"""

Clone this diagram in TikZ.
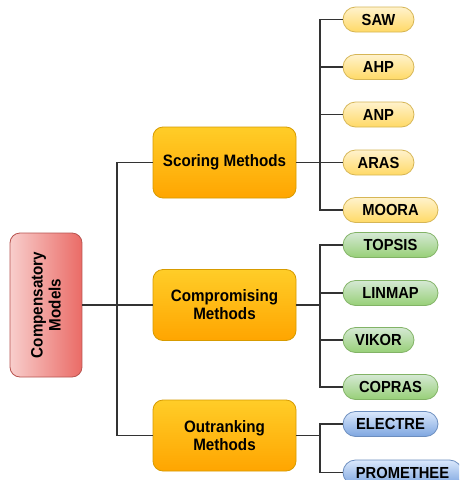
\documentclass[tikz,border=0pt]{standalone}
\usepackage{graphicx}
\usepackage{fontspec}
\setmainfont{Liberation Sans}
\newcommand{\tx}[1]{\scalebox{0.92}[1]{#1}}
\definecolor{lineC}{HTML}{333333}
\definecolor{txtC}{HTML}{000000}
\definecolor{orTop}{HTML}{FFCD28}
\definecolor{orBot}{HTML}{FFA500}
\definecolor{orDr}{HTML}{D79B00}
\definecolor{rdL}{HTML}{F8CECC}
\definecolor{rdR}{HTML}{EA6B66}
\definecolor{rdDr}{HTML}{B85450}
\definecolor{yeTop}{HTML}{FFF2CC}
\definecolor{yeBot}{HTML}{FFD966}
\definecolor{yeDr}{HTML}{D6B656}
\definecolor{grTop}{HTML}{D5E8D4}
\definecolor{grBot}{HTML}{97D077}
\definecolor{grDr}{HTML}{82B366}
\definecolor{blTop}{HTML}{DAE8FC}
\definecolor{blBot}{HTML}{7EA6E0}
\definecolor{blDr}{HTML}{6C8EBF}
\tikzset{
  conn/.style={draw=lineC, line width=1.2pt},
  catbox/.style={rectangle, rounded corners=10pt, draw=orDr, line width=0.8pt,
    top color=orTop, bottom color=orBot, minimum width=143pt, minimum height=71pt,
    align=center, text=txtC, font=\fontsize{16.5}{18}\selectfont\bfseries},
  rootbox/.style={rectangle, rounded corners=10pt, draw=rdDr, line width=0.8pt,
    left color=rdL, right color=rdR, minimum width=72pt, minimum height=144pt,
    text=txtC},
  leaf/.style={rectangle, rounded corners=12.5pt, line width=0.8pt,
    minimum height=25pt, inner sep=0pt, text=txtC,
    font=\fontsize{16}{18}\selectfont\bfseries},
  yleaf/.style={leaf, draw=yeDr, top color=yeTop, bottom color=yeBot},
  gleaf/.style={leaf, draw=grDr, top color=grTop, bottom color=grBot},
  bleaf/.style={leaf, draw=blDr, top color=blTop, bottom color=blBot},
  sw/.style={minimum width=71pt},
  ww/.style={minimum width=95pt},
  xw/.style={minimum width=119pt}
}
\begin{document}
\begin{tikzpicture}[x=1pt,y=-1pt]
\useasboundingbox (0,0) rectangle (459,480);
\begin{scope}
\clip (0,0) rectangle (459,480);
\fill[white] (0,0) rectangle (459,480);
\coordinate (bx) at (117,0);
\coordinate (bl) at (320,0);
% root
\node[rootbox] (root) at (46,305) {};
\node[rotate=90, align=center, text=txtC, font=\fontsize{16.5}{18}\selectfont\bfseries] (roottxt) at (root.center) {\tx{Compensatory}\\\tx{Models}};
% categories
\node[catbox] (sc) at (224.5,162.5) {\tx{Scoring Methods}};
\node[catbox] (cm) at (224.5,305) {\tx{Compromising}\\\tx{Methods}};
\node[catbox] (ou) at (224.5,435.5) {\tx{Outranking}\\\tx{Methods}};
% leaves
\node[yleaf,sw] (saw) at (378.5,19.5) {\tx{SAW}};
\node[yleaf,sw] (ahp) at (378.5,67) {\tx{AHP}};
\node[yleaf,sw] (anp) at (378.5,114.5) {\tx{ANP}};
\node[yleaf,sw] (aras) at (378.5,162.5) {\tx{ARAS}};
\node[yleaf,ww] (moora) at (390.5,210) {\tx{MOORA}};
\node[gleaf,ww] (topsis) at (390.5,245) {\tx{TOPSIS}};
\node[gleaf,ww] (linmap) at (390.5,293) {\tx{LINMAP}};
\node[gleaf,sw] (vikor) at (378.5,340) {\tx{VIKOR}};
\node[gleaf,ww] (copras) at (390.5,387) {\tx{COPRAS}};
\node[bleaf,ww] (electre) at (390.5,424) {\tx{ELECTRE}};
\node[bleaf,xw] (prom) at (402.5,472.5) {\tx{PROMETHEE}};
% trunk
\draw[conn] (root.east) -- (cm.west);
\draw[conn] (sc.west) -- (sc.west -| bx) -- (ou.west -| bx) -- (ou.west);
% branches
\draw[conn] (sc.east) -- (sc.east -| bl);
\draw[conn] (saw.west) -- (saw.west -| bl) -- (moora.west -| bl) -- (moora.west);
\foreach \n in {ahp,anp,aras} \draw[conn] (\n.west -| bl) -- (\n.west);
\draw[conn] (cm.east) -- (cm.east -| bl);
\draw[conn] (topsis.west) -- (topsis.west -| bl) -- (copras.west -| bl) -- (copras.west);
\foreach \n in {linmap,vikor} \draw[conn] (\n.west -| bl) -- (\n.west);
\draw[conn] (ou.east) -- (ou.east -| bl);
\draw[conn] (electre.west) -- (electre.west -| bl) -- (prom.west -| bl) -- (prom.west);
\end{scope}
\end{tikzpicture}
\end{document}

"""

▸ **EXERCISE DESCRIPTION**
Print out the lines exactly, skipping any picture.

▸ **EXERCISE ANSWER**
Clone this diagram in TikZ.
\documentclass[tikz,border=0pt]{standalone}
\usepackage{graphicx}
\usepackage{fontspec}
\setmainfont{Liberation Sans}
\newcommand{\tx}[1]{\scalebox{0.92}[1]{#1}}
\definecolor{lineC}{HTML}{333333}
\definecolor{txtC}{HTML}{000000}
\definecolor{orTop}{HTML}{FFCD28}
\definecolor{orBot}{HTML}{FFA500}
\definecolor{orDr}{HTML}{D79B00}
\definecolor{rdL}{HTML}{F8CECC}
\definecolor{rdR}{HTML}{EA6B66}
\definecolor{rdDr}{HTML}{B85450}
\definecolor{yeTop}{HTML}{FFF2CC}
\definecolor{yeBot}{HTML}{FFD966}
\definecolor{yeDr}{HTML}{D6B656}
\definecolor{grTop}{HTML}{D5E8D4}
\definecolor{grBot}{HTML}{97D077}
\definecolor{grDr}{HTML}{82B366}
\definecolor{blTop}{HTML}{DAE8FC}
\definecolor{blBot}{HTML}{7EA6E0}
\definecolor{blDr}{HTML}{6C8EBF}
\tikzset{
  conn/.style={draw=lineC, line width=1.2pt},
  catbox/.style={rectangle, rounded corners=10pt, draw=orDr, line width=0.8pt,
    top color=orTop, bottom color=orBot, minimum width=143pt, minimum height=71pt,
    align=center, text=txtC, font=\fontsize{16.5}{18}\selectfont\bfseries},
  rootbox/.style={rectangle, rounded corners=10pt, draw=rdDr, line width=0.8pt,
    left color=rdL, right color=rdR, minimum width=72pt, minimum height=144pt,
    text=txtC},
  leaf/.style={rectangle, rounded corners=12.5pt, line width=0.8pt,
    minimum height=25pt, inner sep=0pt, text=txtC,
    font=\fontsize{16}{18}\selectfont\bfseries},
  yleaf/.style={leaf, draw=yeDr, top color=yeTop, bottom color=yeBot},
  gleaf/.style={leaf, draw=grDr, top color=grTop, bottom color=grBot},
  bleaf/.style={leaf, draw=blDr, top color=blTop, bottom color=blBot},
  sw/.style={minimum width=71pt},
  ww/.style={minimum width=95pt},
  xw/.style={minimum width=119pt}
}
\begin{document}
\begin{tikzpicture}[x=1pt,y=-1pt]
\useasboundingbox (0,0) rectangle (459,480);
\begin{scope}
\clip (0,0) rectangle (459,480);
\fill[white] (0,0) rectangle (459,480);
\coordinate (bx) at (117,0);
\coordinate (bl) at (320,0);
% root
\node[rootbox] (root) at (46,305) {};
\node[rotate=90, align=center, text=txtC, font=\fontsize{16.5}{18}\selectfont\bfseries] (roottxt) at (root.center) {\tx{Compensatory}\\\tx{Models}};
% categories
\node[catbox] (sc) at (224.5,162.5) {\tx{Scoring Methods}};
\node[catbox] (cm) at (224.5,305) {\tx{Compromising}\\\tx{Methods}};
\node[catbox] (ou) at (224.5,435.5) {\tx{Outranking}\\\tx{Methods}};
% leaves
\node[yleaf,sw] (saw) at (378.5,19.5) {\tx{SAW}};
\node[yleaf,sw] (ahp) at (378.5,67) {\tx{AHP}};
\node[yleaf,sw] (anp) at (378.5,114.5) {\tx{ANP}};
\node[yleaf,sw] (aras) at (378.5,162.5) {\tx{ARAS}};
\node[yleaf,ww] (moora) at (390.5,210) {\tx{MOORA}};
\node[gleaf,ww] (topsis) at (390.5,245) {\tx{TOPSIS}};
\node[gleaf,ww] (linmap) at (390.5,293) {\tx{LINMAP}};
\node[gleaf,sw] (vikor) at (378.5,340) {\tx{VIKOR}};
\node[gleaf,ww] (copras) at (390.5,387) {\tx{COPRAS}};
\node[bleaf,ww] (electre) at (390.5,424) {\tx{ELECTRE}};
\node[bleaf,xw] (prom) at (402.5,472.5) {\tx{PROMETHEE}};
% trunk
\draw[conn] (root.east) -- (cm.west);
\draw[conn] (sc.west) -- (sc.west -| bx) -- (ou.west -| bx) -- (ou.west);
% branches
\draw[conn] (sc.east) -- (sc.east -| bl);
\draw[conn] (saw.west) -- (saw.west -| bl) -- (moora.west -| bl) -- (moora.west);
\foreach \n in {ahp,anp,aras} \draw[conn] (\n.west -| bl) -- (\n.west);
\draw[conn] (cm.east) -- (cm.east -| bl);
\draw[conn] (topsis.west) -- (topsis.west -| bl) -- (copras.west -| bl) -- (copras.west);
\foreach \n in {linmap,vikor} \draw[conn] (\n.west -| bl) -- (\n.west);
\draw[conn] (ou.east) -- (ou.east -| bl);
\draw[conn] (electre.west) -- (electre.west -| bl) -- (prom.west -| bl) -- (prom.west);
\end{scope}
\end{tikzpicture}
\end{document}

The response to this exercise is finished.